What the task requires – Exactly repeat the material, dropping every picture from the copy.
+++ Data shown
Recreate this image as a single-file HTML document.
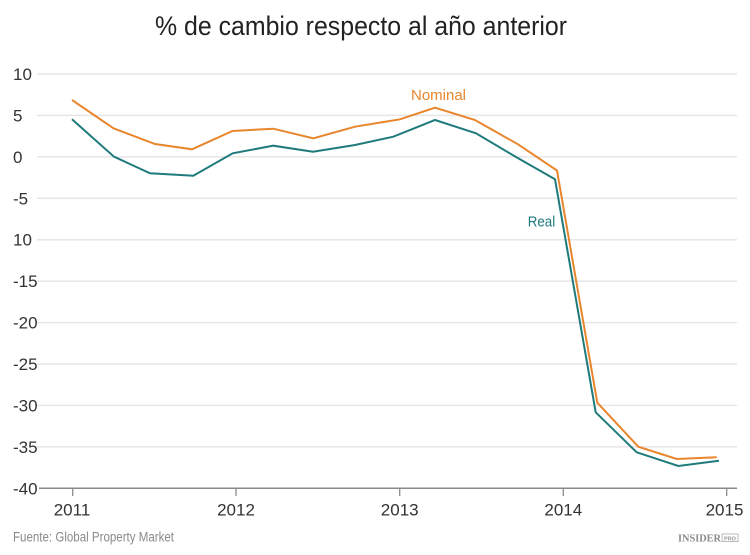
<!DOCTYPE html>
<html>
<head>
<meta charset="utf-8">
<style>
html,body{margin:0;padding:0;background:#fff;}
svg{display:block;}
text{font-family:"Liberation Sans",sans-serif;}
</style>
</head>
<body>
<svg width="750" height="555" viewBox="0 0 750 555" xmlns="http://www.w3.org/2000/svg">
<rect width="750" height="555" fill="#fff"/>
<text x="361" y="35" font-size="27" fill="#222" text-anchor="middle" textLength="412" lengthAdjust="spacingAndGlyphs">% de cambio respecto al año anterior</text>
<g stroke="#e6e6e6" stroke-width="1.5">
<line x1="37" y1="74" x2="737" y2="74"/>
<line x1="37" y1="115.4" x2="737" y2="115.4"/>
<line x1="37" y1="156.9" x2="737" y2="156.9"/>
<line x1="37" y1="198.3" x2="737" y2="198.3"/>
<line x1="37" y1="239.7" x2="737" y2="239.7"/>
<line x1="37" y1="281.1" x2="737" y2="281.1"/>
<line x1="37" y1="322.6" x2="737" y2="322.6"/>
<line x1="37" y1="364" x2="737" y2="364"/>
<line x1="37" y1="405.4" x2="737" y2="405.4"/>
<line x1="37" y1="446.9" x2="737" y2="446.9"/>
</g>
<line x1="39" y1="488.3" x2="737" y2="488.3" stroke="#8a8a8a" stroke-width="1.5"/>
<g stroke="#8a8a8a" stroke-width="1.3">
<line x1="72.7" y1="488" x2="72.7" y2="496"/>
<line x1="236" y1="488" x2="236" y2="496"/>
<line x1="399.7" y1="488" x2="399.7" y2="496"/>
<line x1="563.3" y1="488" x2="563.3" y2="496"/>
<line x1="726.7" y1="488" x2="726.7" y2="496"/>
</g>
<g font-size="17" fill="#333">
<text x="13" y="80">10</text>
<text x="13" y="121.4">5</text>
<text x="13" y="162.9">0</text>
<text x="13" y="204.3">-5</text>
<text x="13" y="245.7">10</text>
<text x="13" y="287.1">-15</text>
<text x="13" y="328.6">-20</text>
<text x="13" y="370">-25</text>
<text x="13" y="411.4">-30</text>
<text x="13" y="452.9">-35</text>
<text x="13" y="494.3">-40</text>
</g>
<g font-size="17" fill="#333" text-anchor="middle">
<text x="72" y="515.5">2011</text>
<text x="236" y="515.5">2012</text>
<text x="399.7" y="515.5">2013</text>
<text x="563.3" y="515.5">2014</text>
<text x="724.5" y="515.5">2015</text>
</g>
<polyline fill="none" stroke="#1f7a7c" stroke-width="2" stroke-linejoin="miter" points="72,119.3 114,156.7 150,173.3 193.3,175.7 232.7,153.3 273.3,145.7 313,151.7 355,145 393.3,136.7 435,120 476,133.3 516,157 555,179.3 595.7,412.3 636.7,452.3 678.3,466 719,460.7"/>
<polyline fill="none" stroke="#e8862e" stroke-width="2" stroke-linejoin="miter" points="72,100 113.5,128.3 155,144 192,149.3 232.5,131 273.3,128.7 313.3,138.3 355,126.7 400,119.3 435,107.7 475,120 518,144.3 557,170.5 597.3,402.7 638.3,446.7 676.7,459 716.7,457.3"/>
<text x="411" y="100" font-size="15" fill="#e8862e" textLength="55" lengthAdjust="spacingAndGlyphs">Nominal</text>
<text x="527.7" y="226.7" font-size="15" fill="#1f7a7c" textLength="27.5" lengthAdjust="spacingAndGlyphs">Real</text>
<text x="13" y="541.5" font-size="13.5" fill="#8a8a8a" textLength="161" lengthAdjust="spacingAndGlyphs">Fuente: Global Property Market</text>
<text x="678" y="541.5" font-size="10.5" font-weight="bold" fill="#8a8a8a" font-family="Liberation Serif, serif" style="font-family:'Liberation Serif',serif" textLength="43" lengthAdjust="spacingAndGlyphs">INSIDER</text>
<rect x="722" y="534" width="16" height="7.5" fill="none" stroke="#aaa" stroke-width="0.8"/>
<text x="730" y="540.3" font-size="5.5" fill="#999" text-anchor="middle" font-weight="bold">PRO</text>
</svg>
</body>
</html>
++++++
Task result –
Recreate this image as a single-file HTML document.
<!DOCTYPE html>
<html>
<head>
<meta charset="utf-8">
<style>
html,body{margin:0;padding:0;background:#fff;}
svg{display:block;}
text{font-family:"Liberation Sans",sans-serif;}
</style>
</head>
<body>
<svg width="750" height="555" viewBox="0 0 750 555" xmlns="http://www.w3.org/2000/svg">
<rect width="750" height="555" fill="#fff"/>
<text x="361" y="35" font-size="27" fill="#222" text-anchor="middle" textLength="412" lengthAdjust="spacingAndGlyphs">% de cambio respecto al año anterior</text>
<g stroke="#e6e6e6" stroke-width="1.5">
<line x1="37" y1="74" x2="737" y2="74"/>
<line x1="37" y1="115.4" x2="737" y2="115.4"/>
<line x1="37" y1="156.9" x2="737" y2="156.9"/>
<line x1="37" y1="198.3" x2="737" y2="198.3"/>
<line x1="37" y1="239.7" x2="737" y2="239.7"/>
<line x1="37" y1="281.1" x2="737" y2="281.1"/>
<line x1="37" y1="322.6" x2="737" y2="322.6"/>
<line x1="37" y1="364" x2="737" y2="364"/>
<line x1="37" y1="405.4" x2="737" y2="405.4"/>
<line x1="37" y1="446.9" x2="737" y2="446.9"/>
</g>
<line x1="39" y1="488.3" x2="737" y2="488.3" stroke="#8a8a8a" stroke-width="1.5"/>
<g stroke="#8a8a8a" stroke-width="1.3">
<line x1="72.7" y1="488" x2="72.7" y2="496"/>
<line x1="236" y1="488" x2="236" y2="496"/>
<line x1="399.7" y1="488" x2="399.7" y2="496"/>
<line x1="563.3" y1="488" x2="563.3" y2="496"/>
<line x1="726.7" y1="488" x2="726.7" y2="496"/>
</g>
<g font-size="17" fill="#333">
<text x="13" y="80">10</text>
<text x="13" y="121.4">5</text>
<text x="13" y="162.9">0</text>
<text x="13" y="204.3">-5</text>
<text x="13" y="245.7">10</text>
<text x="13" y="287.1">-15</text>
<text x="13" y="328.6">-20</text>
<text x="13" y="370">-25</text>
<text x="13" y="411.4">-30</text>
<text x="13" y="452.9">-35</text>
<text x="13" y="494.3">-40</text>
</g>
<g font-size="17" fill="#333" text-anchor="middle">
<text x="72" y="515.5">2011</text>
<text x="236" y="515.5">2012</text>
<text x="399.7" y="515.5">2013</text>
<text x="563.3" y="515.5">2014</text>
<text x="724.5" y="515.5">2015</text>
</g>
<polyline fill="none" stroke="#1f7a7c" stroke-width="2" stroke-linejoin="miter" points="72,119.3 114,156.7 150,173.3 193.3,175.7 232.7,153.3 273.3,145.7 313,151.7 355,145 393.3,136.7 435,120 476,133.3 516,157 555,179.3 595.7,412.3 636.7,452.3 678.3,466 719,460.7"/>
<polyline fill="none" stroke="#e8862e" stroke-width="2" stroke-linejoin="miter" points="72,100 113.5,128.3 155,144 192,149.3 232.5,131 273.3,128.7 313.3,138.3 355,126.7 400,119.3 435,107.7 475,120 518,144.3 557,170.5 597.3,402.7 638.3,446.7 676.7,459 716.7,457.3"/>
<text x="411" y="100" font-size="15" fill="#e8862e" textLength="55" lengthAdjust="spacingAndGlyphs">Nominal</text>
<text x="527.7" y="226.7" font-size="15" fill="#1f7a7c" textLength="27.5" lengthAdjust="spacingAndGlyphs">Real</text>
<text x="13" y="541.5" font-size="13.5" fill="#8a8a8a" textLength="161" lengthAdjust="spacingAndGlyphs">Fuente: Global Property Market</text>
<text x="678" y="541.5" font-size="10.5" font-weight="bold" fill="#8a8a8a" font-family="Liberation Serif, serif" style="font-family:'Liberation Serif',serif" textLength="43" lengthAdjust="spacingAndGlyphs">INSIDER</text>
<rect x="722" y="534" width="16" height="7.5" fill="none" stroke="#aaa" stroke-width="0.8"/>
<text x="730" y="540.3" font-size="5.5" fill="#999" text-anchor="middle" font-weight="bold">PRO</text>
</svg>
</body>
</html>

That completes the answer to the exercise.